La balustrade est, au sens strict, composée d’une rangée de balustres surmontés d’une tablette. On dit, par ailleurs, d’un élément qu’il est classique lorsqu’il est inspiré de l’Antiquité gréco-romaine.
Vous en déduisez sans doute que les Grecs et les Romains l’utilisaient. Erreur, elle était absente chez eux, ils préféraient les garde-corps pleins mais leurs superbes colonnades sont dans le même esprit et la balustrade est « devenue » gréco-romaine par analogie.
Les Grecs la connaissaient certainement puisque des bas-reliefs vieux de près de trois mille ans nous montrent des balustrades chez les Phéniciens, les inventeurs de l’alphabet, un peuple de commerçants avec lequel les Grecs ont eu de nombreux contacts. La balustrade est d’ailleurs un élément sans doute plus ancien, l’invention du tour étant bien antérieure. L’architecture a toujours repris des éléments existants pour créer une nouvelle esthétique . Nous en avons là un bel exemple.
Faute de nous avoir été transmise par les Romains, la balustrade apparait chez nous seulement à l’époque gothique, sur les cathédrales, mais souvent avec des formes ogivales vite abandonnées et apparemment absentes à Arcachon.

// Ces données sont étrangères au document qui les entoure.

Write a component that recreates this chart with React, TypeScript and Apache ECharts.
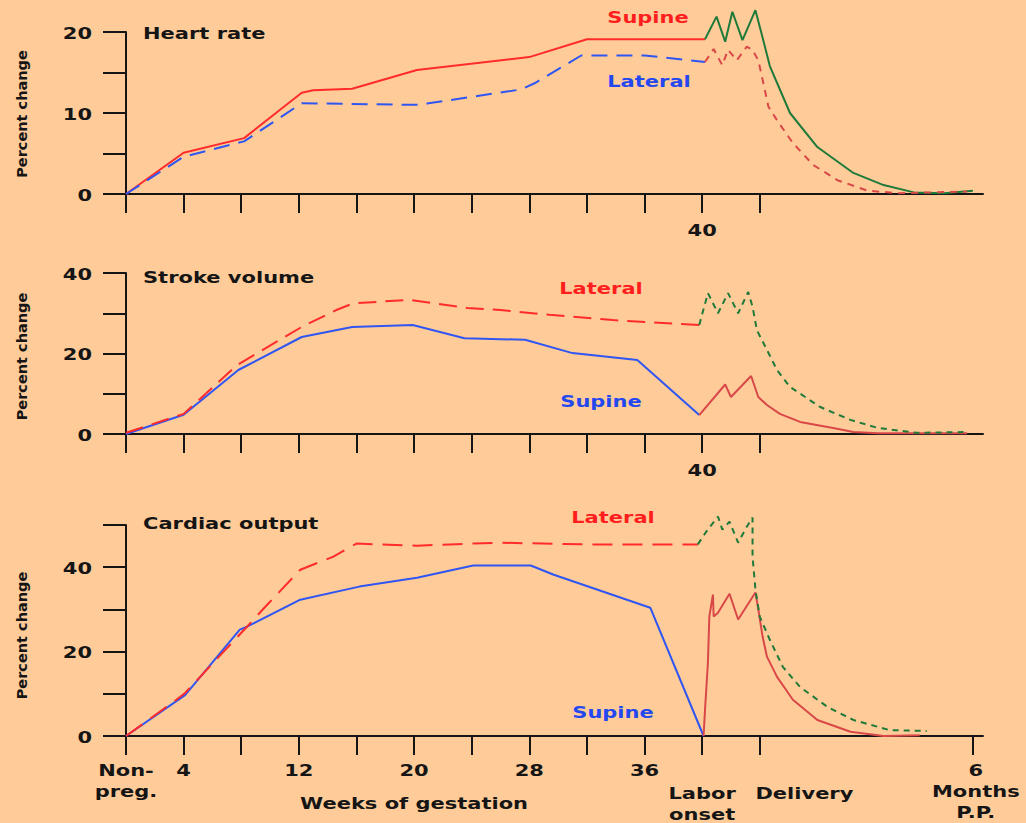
import React, { useEffect, useRef } from "react";
import * as echarts from "echarts";

// x axis unit: weeks (0 = non-pregnant, 40 = labor onset, 44 = delivery, 58.8 = 6 months post partum)
const weekTicks = [0, 4, 8, 12, 16, 20, 24, 28, 32, 36, 40, 44];
const ppTick = 58.8;
const X_MAX = 59.5;

const bottomXLabels = [
  { v: 0, text: "Non-\npreg.", row: 1 },
  { v: 4, text: "4", row: 1 },
  { v: 12, text: "12", row: 1 },
  { v: 20, text: "20", row: 1 },
  { v: 28, text: "28", row: 1 },
  { v: 36, text: "36", row: 1 },
  { v: 40, text: "Labor\nonset", row: 2 },
  { v: 47.1, text: "Delivery", row: 2 },
  { v: 59.0, text: "6\nMonths\nP.P.", row: 1 },
];
const upperXLabels = [{ v: 40, text: "40" }];

const yLabelValues = [
  [0, 10, 20],
  [0, 20, 40],
  [0, 20, 40],
];
const yMax = [20, 40, 50];
const yStep = [5, 10, 10];

const panelTitles = ["Heart rate", "Stroke volume", "Cardiac output"];

// Heart rate (% change)
const hrSupine = [
  [0, 0], [4, 5.1], [8.2, 6.9], [12.2, 12.5], [13, 12.8], [15.7, 13.0],
  [20.2, 15.3], [28, 16.9], [32, 19.1], [40.2, 19.1],
];
const hrLateral = [
  [0, 0], [4, 4.6], [8.2, 6.5], [12.2, 11.2], [20.5, 11.0], [21, 11.2],
  [27.4, 12.9], [28.4, 13.7], [31.6, 17.1], [36, 17.1], [40.2, 16.3],
];
const hrSupineLabor = [
  [40.2, 19.1], [41, 21.9], [41.6, 18.8], [42.1, 22.5], [42.8, 19], [43.7, 22.7],
  [44.2, 19.3], [44.7, 15.8], [46.1, 10], [48, 5.8], [50.5, 2.6], [52.6, 1.1],
  [54.7, 0.2], [56.8, 0.1], [58.8, 0.4],
];
const hrLateralLabor = [
  [40.2, 16.3], [40.8, 17.9], [41.4, 15.9], [41.8, 17.8], [42.4, 16.5], [43.1, 18.2],
  [43.5, 17.8], [43.9, 16.5], [44.2, 14.1], [44.6, 10.8], [45.2, 9.1], [46.3, 6.3],
  [47.7, 3.6], [49.4, 1.7], [51.5, 0.4], [53.7, 0.1], [58.4, 0.3],
];

// Stroke volume (% change)
const svSupine = [
  [0, 0], [4, 4.8], [7.8, 15.9], [12.2, 24.1], [15.7, 26.6], [19.9, 27.1],
  [23.5, 23.8], [27.7, 23.4], [31, 20.1], [35.5, 18.4], [39.8, 4.7],
];
const svLateral = [
  [0, 0.3], [4, 5], [7.7, 17.1], [12.2, 26.6], [14.6, 30.8], [15.8, 32.5],
  [19.7, 33.3], [23.7, 31.3], [26, 30.8], [29.4, 29.6], [33.8, 28.3], [36.2, 27.8],
  [39.8, 27.1],
];
const svSupineLabor = [
  [39.8, 4.7], [41.6, 12.3], [42.0, 9.2], [43.4, 14.4], [43.9, 9.2], [44.5, 7.2],
  [45.4, 5.0], [46.8, 3.0], [49.1, 1.5], [50.5, 0.5], [52.2, 0.2], [58.4, 0.2],
];
const svLateralLabor = [
  [39.8, 27.1], [40.4, 35], [41.1, 30], [41.8, 35], [42.5, 30], [43.2, 35.3],
  [43.5, 31.6], [43.8, 25.8], [44.5, 20.9], [45.2, 15.9], [46.1, 11.7], [48.2, 6.7],
  [50.3, 3.5], [52.2, 1.5], [54.9, 0.3], [58.4, 0.5],
];

// Cardiac output (% change)
const coSupine = [
  [0, 0], [4.1, 9.7], [7.9, 25.2], [8.4, 25.9], [12.1, 32.3], [16.2, 35.4],
  [20.2, 37.5], [24.1, 40.4], [28.1, 40.4], [29.7, 38.2], [36.4, 30.4], [40.1, 0],
];
const coLateral = [
  [0, 0], [3.3, 8.1], [4.1, 10.2], [8.4, 25.9], [9.8, 31.1], [12.1, 39.4],
  [14.4, 42.5], [16, 45.6], [20.2, 45.1], [24.1, 45.6], [26, 45.8], [32.2, 45.4],
  [39.7, 45.4],
];
const coSupineLabor = [
  [40.1, 0], [40.2, 6.2], [40.4, 17.3], [40.5, 28.3], [40.75, 33.5], [40.8, 28.3],
  [41.1, 29.2], [41.9, 33.7], [42.5, 27.6], [43.7, 34.0], [43.9, 30.0], [44.2, 23.5],
  [44.5, 18.8], [45.2, 14], [46.3, 8.6], [48, 3.8], [50.3, 1], [52.6, 0], [55.1, 0.2],
];
const coLateralLabor = [
  [39.7, 45.4], [40.3, 48.5], [41.1, 52], [41.4, 48.9], [41.9, 50.8], [42.5, 45.8],
  [43.1, 49.6], [43.5, 51.8], [43.5, 42.5], [43.7, 34.7], [44, 28.3], [44.7, 22.8],
  [45.6, 16.4], [46.8, 11.6], [48.7, 6.9], [50.5, 3.8], [53, 1.4], [55.6, 1.2],
];

const BG = "#FFCC99";
const AX = "#151515";
const RED = "#FF2B2B";
const BLUE = "#2F55F2";
const GREEN = "#1F7A3A";
const BROWN = "#D94848";
const RED_TXT = "#FF1E1E";
const BLUE_TXT = "#2448F0";
const FONT = '"DejaVu Sans", sans-serif';
const SX = 1.4;

const grids = [
  { left: 126, top: 32, width: 857, height: 162 },
  { left: 126, top: 273, width: 857, height: 161 },
  { left: 126, top: 525, width: 857, height: 211 },
];

function lineSeries(gi: number, data: number[][], color: string, dash?: number[]) {
  return {
    type: "line",
    xAxisIndex: gi,
    yAxisIndex: gi,
    data,
    symbol: "none",
    clip: false,
    silent: true,
    z: 3,
    lineStyle: { color, width: 2, type: dash ? dash : "solid", cap: "butt" },
  };
}

function text(
  t: string,
  x: number,
  y: number,
  color: string,
  align: string,
  vAlign: string,
  size = 15,
  scaleX = SX,
  rotation = 0,
  lineHeight = 21
) {
  return {
    type: "text",
    x,
    y,
    scaleX,
    rotation,
    silent: true,
    z: 10,
    style: {
      text: t,
      fill: color,
      fontSize: size,
      fontWeight: "bold",
      fontFamily: FONT,
      align,
      verticalAlign: vAlign,
      textAlign: align,
      textVerticalAlign: vAlign,
      lineHeight,
    },
  };
}

export default function App() {
  const ref = useRef<HTMLDivElement>(null);

  useEffect(() => {
    if (!ref.current) return;
    const chart = echarts.init(ref.current, undefined, { renderer: "svg" });

    const xAxes = grids.map((_, i) => ({
      gridIndex: i,
      type: "value",
      min: 0,
      max: X_MAX,
      axisLine: { show: true, onZero: false, lineStyle: { color: AX, width: 2 } },
      axisTick: {
        show: true,
        inside: false,
        length: 19,
        customValues: i === 2 ? [...weekTicks, ppTick] : weekTicks,
        lineStyle: { color: AX, width: 2 },
      },
      axisLabel: { show: false },
      splitLine: { show: false },
    }));

    const yAxes = grids.map((_, i) => ({
      gridIndex: i,
      type: "value",
      min: 0,
      max: yMax[i],
      interval: yStep[i],
      axisLine: { show: true, lineStyle: { color: AX, width: 2 } },
      axisTick: { show: true, inside: false, length: 23, lineStyle: { color: AX, width: 2 } },
      axisLabel: { show: false },
      splitLine: { show: false },
    }));

    chart.setOption({
      animation: false,
      backgroundColor: BG,
      grid: grids,
      xAxis: xAxes,
      yAxis: yAxes,
      series: [
        lineSeries(0, hrSupine, RED),
        lineSeries(0, hrLateral, BLUE, [16, 9]),
        lineSeries(0, hrSupineLabor, GREEN),
        lineSeries(0, hrLateralLabor, BROWN, [7, 6]),
        lineSeries(1, svSupine, BLUE),
        lineSeries(1, svLateral, RED, [18, 9]),
        lineSeries(1, svSupineLabor, BROWN),
        lineSeries(1, svLateralLabor, GREEN, [6, 5]),
        lineSeries(2, coSupine, BLUE),
        lineSeries(2, coLateral, RED, [20, 10]),
        lineSeries(2, coSupineLabor, BROWN),
        lineSeries(2, coLateralLabor, GREEN, [6, 5]),
      ],
    });

    const toPx = (gi: number, x: number, y: number) =>
      chart.convertToPixel({ gridIndex: gi } as any, [x, y]) as number[];

    const g: any[] = [];
    // y tick labels
    yLabelValues.forEach((vals, gi) => {
      vals.forEach((v) => {
        const p = toPx(gi, 0, v);
        g.push(text(String(v), p[0] - 34, p[1] + 1.5, AX, "right", "middle"));
      });
      // y axis name
      const top = toPx(gi, 0, yMax[gi]);
      const bot = toPx(gi, 0, 0);
      const cy = (top[1] + bot[1]) / 2 + [1, 3, 5][gi];
      g.push(text("Percent change", 22, cy, AX, "center", "middle", 14.5, 1, Math.PI / 2));
      // panel title
      g.push(text(panelTitles[gi], 143, [34, 278, 524][gi], AX, "left", "middle"));
    });
    // "40" labels in upper panels
    [0, 1].forEach((gi) => {
      upperXLabels.forEach((l) => {
        const p = toPx(gi, l.v, 0);
        g.push(text(l.text, p[0], p[1] + 37, AX, "center", "middle"));
      });
    });
    // bottom x labels
    bottomXLabels.forEach((l) => {
      const p = toPx(2, l.v, 0);
      const top = p[1] + (l.row === 1 ? 24 : 47);
      g.push(text(l.text, p[0], top, AX, "center", "top"));
    });
    const axisMid = toPx(2, 20, 0);
    g.push(text("Weeks of gestation", 414, axisMid[1] + 68, AX, "center", "middle"));

    // curve labels
    g.push(text("Supine", 648, 18, RED_TXT, "center", "middle"));
    g.push(text("Lateral", 649, 82, BLUE_TXT, "center", "middle"));
    g.push(text("Lateral", 601, 289, RED_TXT, "center", "middle"));
    g.push(text("Supine", 601, 402, BLUE_TXT, "center", "middle"));
    g.push(text("Lateral", 613, 518, RED_TXT, "center", "middle"));
    g.push(text("Supine", 613, 713, BLUE_TXT, "center", "middle"));

    chart.setOption({ graphic: g });

    return () => chart.dispose();
  }, []);

  return (
    <div
      ref={ref}
      style={{ position: "fixed", left: 0, top: 0, width: 1026, height: 823, background: BG }}
    />
  );
}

Grande admiratrice de l’Antiquité gréco-romaine, la Renaissance italienne va paradoxalement l’adopter et lui donner son nom. La balustrade en pierre devient à la mode pour les balcons, les escaliers, les terrasses, mais aussi pour décorer le haut des murs des palais et châteaux. Les balustres, dont le nom évoque la fleur de grenadier qui leur ressemble, s’inspirent des colonnes grecques ou toscanes. Ils sont disposés en groupe, séparés par des piédestaux, eux mêmes surmontés de statues, de vasques ou de pots à feu.
Les rois de France, revenant des guerres d’Italie avec de nombreux artistes italiens, l’adoptent pour leurs châteaux. Chambord en est un magnifique exemple. La balustrade devient à la mode, elle va d’abord remplacer les créneaux devenus inutiles de nombreux châteaux-forts en France, avant de décorer les châteaux plus élégants et plus confortables que la Noblesse fera construire.
Parallèlement, les « quatre livres d’architecture » de l’architecte italien Palladio vont diffuser dans toute l’Europe puis en Amérique du Nord le goût de l’architecture italienne de la Renaissance.
Au 17ème et 18ème siècle, la balustrade classique se généralise, s’enrichit et participe au décor des palais et demeures de prestige dont Versailles devient la référence en Europe. Elle y renforce les lignes horizontales de la construction, modifiant profondément l’aspect des châteaux. La toiture très plate cachée par une balustrade devient une des principales caractéristiques de l’architecture civile baroque qu’on dit aussi classique lorsque l’inspiration gréco-romaine et en particulier les colonnes et les pilastres s’allient avec la sobriété de la décoration.
A la fin du 19ème siècle, les psychologues ont montré que la répétition d’un même élément suivant un rythme régulier engendrait un sentiment de beauté qui est attribué à notre héritage culturel gréco-romain. Là est sans doute le secret de la balustrade.
A Arcachon, la balustrade classique n’est pas très fréquente car elle est évidemment absente des chalets inspirés de l’époque médiévale. Elle décore généralement les « pavillons nobles« , type bien particulier de villa dont on parle peu à Arcachon.
S’il vous manque un balustre, point n’est besoin d’extraire un bloc de pierre et de l’usiner au tour. Depuis la fin du 19ème siècle se sont multipliés les catalogues de balustres industrialisés, de toutes les formes et dimensions, en pierre reconstituée, donc relativement peu coûteux.